The primary goal of the study was to quantify the change in the average vertical jump height as the age of subjects increase while accounting for similarities among members of the same family.

Example 34.1 is another example of an observational study using blocks. Notice that participants are not assigned to their age; so, no random allocation occurs. However, there are still blocks that pertain to an inherent characteristic among units. The jump heights from members of the same family are correlated.

In each of the examples given, we can think of the blocks as being a sample from some larger population. In the Frozen Yogurt Case Study, the participants form the blocks; we can imagine these college students are a sample from among all college students. In Example 25.1, the blocks are formed by the slope of the green; we can imagine these slopes form a sample from among all potential slopes a green could have. And, in Example 34.1, the blocks are created by families; we can imagine the families being a sample from among all families in the world, for example. Blocks are distinguished from secondary factors of interest because comparing the blocks themselves is not relevant to the question; instead, the blocks are a nuisance that result in correlated responses, and that correlation must be accounted for.

Example 34.2 (Greenhouse Study) A greenhouse study was conducted to determine the effects of two types of environmental conditions (amount of light and daily temperature) on the growth of a certain species of plant.
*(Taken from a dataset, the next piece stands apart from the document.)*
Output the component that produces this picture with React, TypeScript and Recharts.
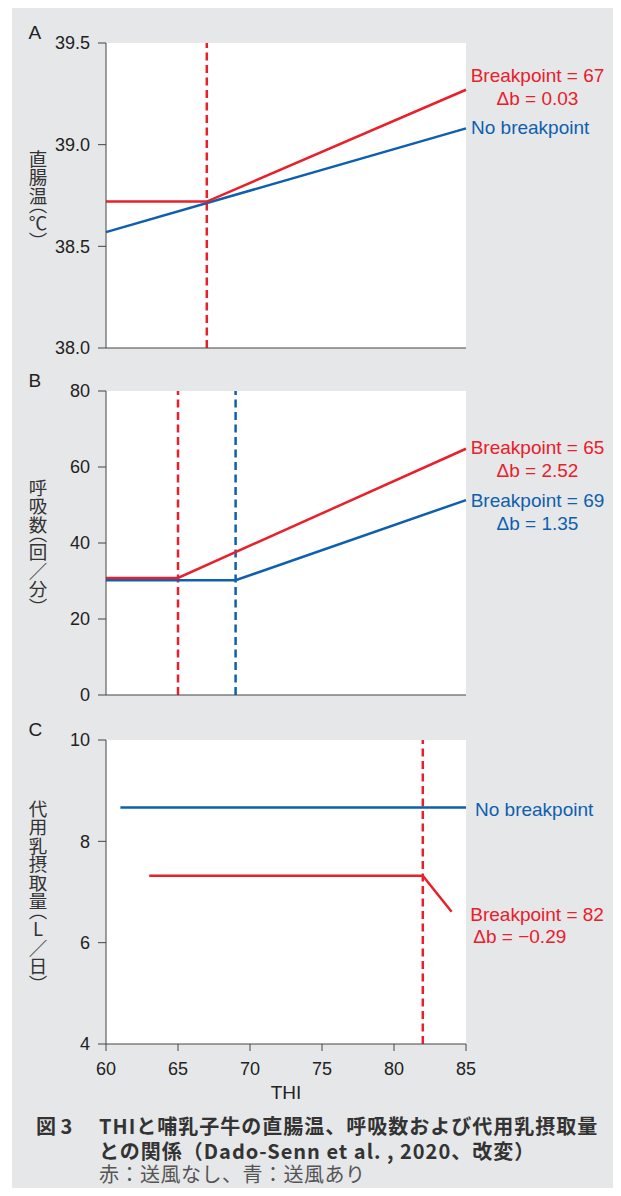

Specifically, two amounts of light were considered: 10 hours and 12 hours. And, two temperatures were considered: 70 degrees and 80 degrees Fahrenheit. Researchers ultimately wanted to decide which of the four possible combinations of these conditions resulted in the maximum growth of the plant. A total of twelve plants were randomized to be grown under one of the four combinations of light and temperature (with three plants being randomized to each of the four combinations). After 10 weeks of exposure, the measured dry weight of the plant material for each of the twelve plants was recorded.

For Example 34.2, there are two grouping variables: amount of light and temperature. However, neither variable represents a block. In this example, researchers are particularly interested in comparing the specific levels of each variable. That is, both variables represent factors of interest. Instead of being a “nuisance,” both the amount of light and the daily temperature are important variables in examining the response. While the method for addressing a second factor and addressing a block are similar in practice, conceptually, the a secondary factor is very different from a block.

Identifying a Block Variable

It can be helpful to ask two questions when determining if a categorical variable is a factor or a block:

  1. Are we interested in comparing the levels of the variable to one another?
  2. If we were to repeat the study, would the exact same levels of the variable be present in the study?

If we answer “yes” to the first question, the variable is almost certainly a factor. This first question is helpful, and is easy to grasp, but it is not fool-proof. It is possible that a variable is a factor, but that factor is not of primary interest in the study (but may be present to adjust for confounding, for example).

If we answer “no” to the second question, the variable is almost certainly a block. Since blocks typically represent a sample from a larger population, if we were to repeat the study, we generally would observed different blocks forming (different individuals, different families, etc.).